Wowed by wintering waders

By | Category: Travel tips & opinions

avocets

Now that winter has arrived, mudflats all over the UK are full of flocks of wading birds here to feed over the winter months. When the tide is out, exposed expanses of mud are a magnet for waders keen to feast on easily-accessible wriggling invertebrates. Species such as dunlin, curlew, black-tailed godwit, oystercatcher, grey plover, redshank, snipe, lapwing, avocet, sandpiper, white-fronted geese, wigeon, pintail and teal highly commonly seen.

Lakes are also rich in wildfowl, attracting tufted duck, gadwall, teal, pochard, shoveler and little grebes. For the most impressive flocks head to rich, fertile feeding areas where vast numbers of wintering birds wearing their cold-weather plumage provide a truly awesome spectacle – a wonderful wading bird “wow”.

RSPB Snettisham, nr Hunstanton, Norfolk. Tel: 01485 542689
Have your binoculars at the ready to witness two of the UK’s great wildlife spectacles at this scenic nature reserve. On big tides, as water covers the vast mudflats of The Wash, tens of thousands of wading birds are pushed off their feeding grounds and onto the roost banks and islands in front of the RSPB hides. In the middle of winter, a dawn or dusk visit may reward you with the sight of thousands of pinkfooted geese flying from their overnight roosts inland to feed. Large numbers of black-headed gulls and smaller numbers of common terns nest on the reserve in summer, when there is a spectacular display of shingle flowers.

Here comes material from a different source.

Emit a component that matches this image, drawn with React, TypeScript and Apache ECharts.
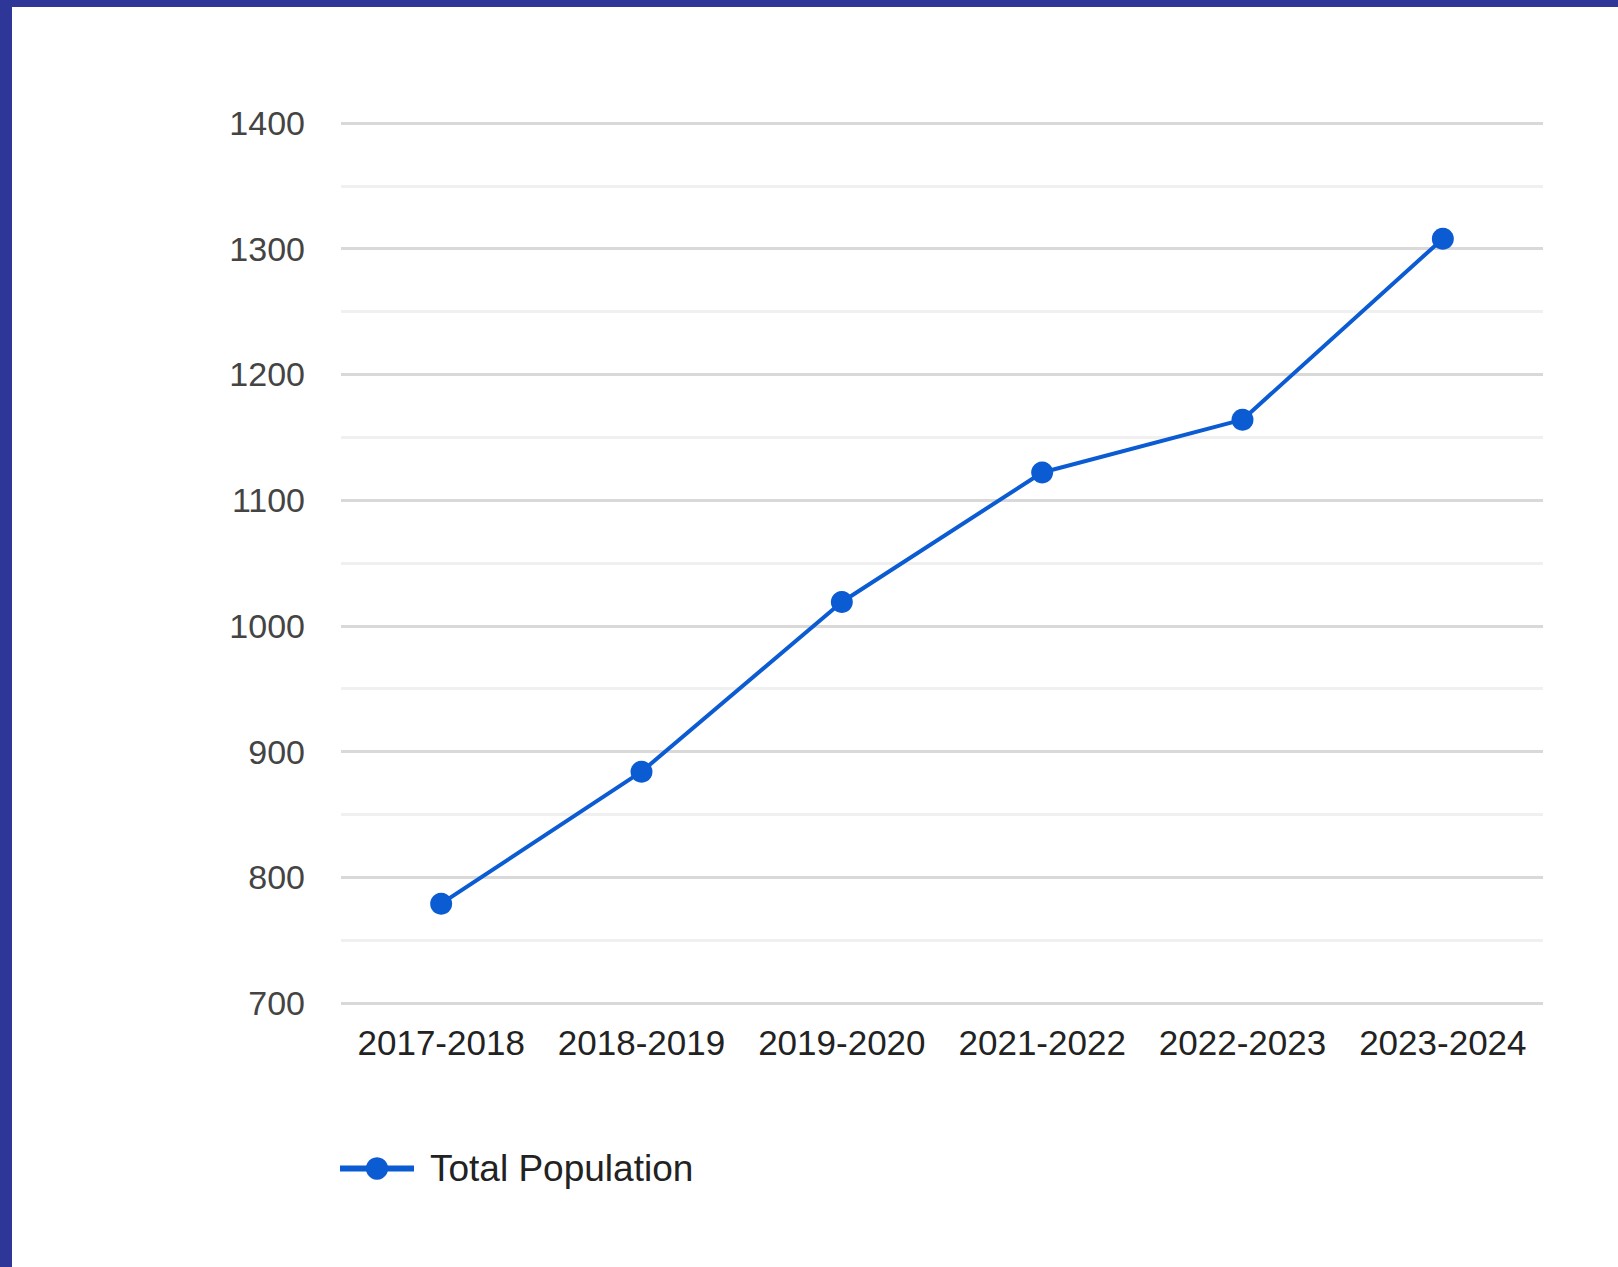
import React, { useEffect, useRef } from "react";
import * as echarts from "echarts";

const categories = ["2017-2018", "2018-2019", "2019-2020", "2021-2022", "2022-2023", "2023-2024"];
const populationValues = [779, 884, 1019, 1122, 1164, 1308];
const seriesName = "Total Population";
const yMin = 700;
const yMax = 1400;
const yInterval = 100;

export default function App() {
  const ref = useRef<HTMLDivElement>(null);
  useEffect(() => {
    if (!ref.current) return;
    const chart = echarts.init(ref.current, null, { renderer: "svg" });
    const font = "'Liberation Sans', Arial, sans-serif";
    chart.setOption({
      animation: false,
      backgroundColor: "#ffffff",
      grid: { left: 329, right: 75, top: 116, bottom: 264, containLabel: false },
      legend: {
        show: true,
        left: 320,
        top: 1138,
        itemWidth: 74,
        itemHeight: 28,
        lineStyle: { width: 6 },
        textStyle: { fontFamily: font, fontSize: 37, color: "#222222", padding: [0, 0, 0, 11] },
        data: [seriesName],
      },
      xAxis: {
        type: "category",
        data: categories,
        boundaryGap: true,
        axisLine: { show: false },
        axisTick: { show: false },
        axisLabel: { fontFamily: font, fontSize: 35, color: "#222222", margin: 22, interval: 0 },
      },
      yAxis: {
        type: "value",
        min: yMin,
        max: yMax,
        interval: yInterval,
        axisLine: { show: false },
        axisTick: { show: false },
        axisLabel: {
          fontFamily: font,
          fontSize: 34,
          color: "#444444",
          margin: 36,
          formatter: (v: number) => String(v),
        },
        splitLine: { show: true, lineStyle: { color: "#d9d9d9", width: 3 } },
        minorTick: { show: false, splitNumber: 2 },
        minorSplitLine: { show: true, lineStyle: { color: "#f0f0f0", width: 3 } },
      },
      series: [
        {
          name: seriesName,
          type: "line",
          data: populationValues,
          symbol: "circle",
          symbolSize: 22,
          lineStyle: { color: "#0b5bd3", width: 4 },
          itemStyle: { color: "#0b5bd3" },
        },
      ],
    });
    return () => chart.dispose();
  }, []);
  return (
    <div
      style={{
        position: "absolute",
        left: 0,
        top: 0,
        width: 1618,
        height: 1267,
        boxSizing: "border-box",
        borderTop: "7px solid #2e3797",
        borderLeft: "12px solid #2e3797",
        background: "#ffffff",
      }}
    >
      <div ref={ref} style={{ width: 1606, height: 1260 }} />
    </div>
  );
}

birds in the Thames estuary

RSPB Exe Estuary, nr Exeter, Devon. Tel: 01392 824614
This amazing wild, marshland expanse, just a stone’s throw from Exeter city centre, offers an eye-popping array of bird-life all year-round – but is arguably at its most rich in birds during the winter month. Providing a vital feeding and resting area for large numbers of visiting birds during the colder weather, the Exe Estuary is a haven for big flocks of migrant geese, ducks and waders – and is also one of the last few nesting sites in south-west England for lapwings and redshanks. Feast your eyes on hundreds of feeding birds in a location steeped in fascinating human history – the land was originally part of the estuary until the Exeter Ship Canal was built in the 19th Century, and the remains of the RAF’s World War II signal interception base can still be seen today.

Morecombe Bay, Lancashire. Tel: 01524 701601
Look out to sea for great crested grebes, divers and wigeons and the occasional eider duck as you absorb the breathtaking spectacle of thousands of wading birds coming in to roost just before high tide – a magnificent sight. On a clear day, you may even catch a glimpse of a peregrine or merlin hunting along Lancashire’s rugged coastline. Providing essential feeding grounds for a quarter-million wading birds, ducks and geese, Morecambe Bay’s sandflats and saltmarshes are carefully conserved and managed between Hest Bank and Silverdale as the one of the UK’s most important estuaries. An hour before high tide, spectacular flocks of waders gather at Hest Bank – so expect to see thousands of bar-tailed godwits poking their long beaks into the mud to feed.

Belfast Lough, Belfast
Tel: 02890 461458
This unlikely tranquil oasis of calm attracts vast flocks of wintering wildfowl – just 10 minutes from the bustle, noise and traffic of central Belfast. Observe several hundred wading birds and ducks around the brackish lagoon within the Belfast Harbour Estate, part of the city’s important Nature Conservation Area (NCA) and a crucial feeding site for waders seeking refuge in the UK from the cold Arctic winter. Expect to see oystercatcher, lapwing, curlew, black-tailed godwit, redshank and snipe plus large numbers of wildfowl such as teal, wigeon, shelduck and shoveler. Also keep your eyes peeled for heron, swan, greylag goose, moorhen, coot and cormorant – plus numerous species of gull.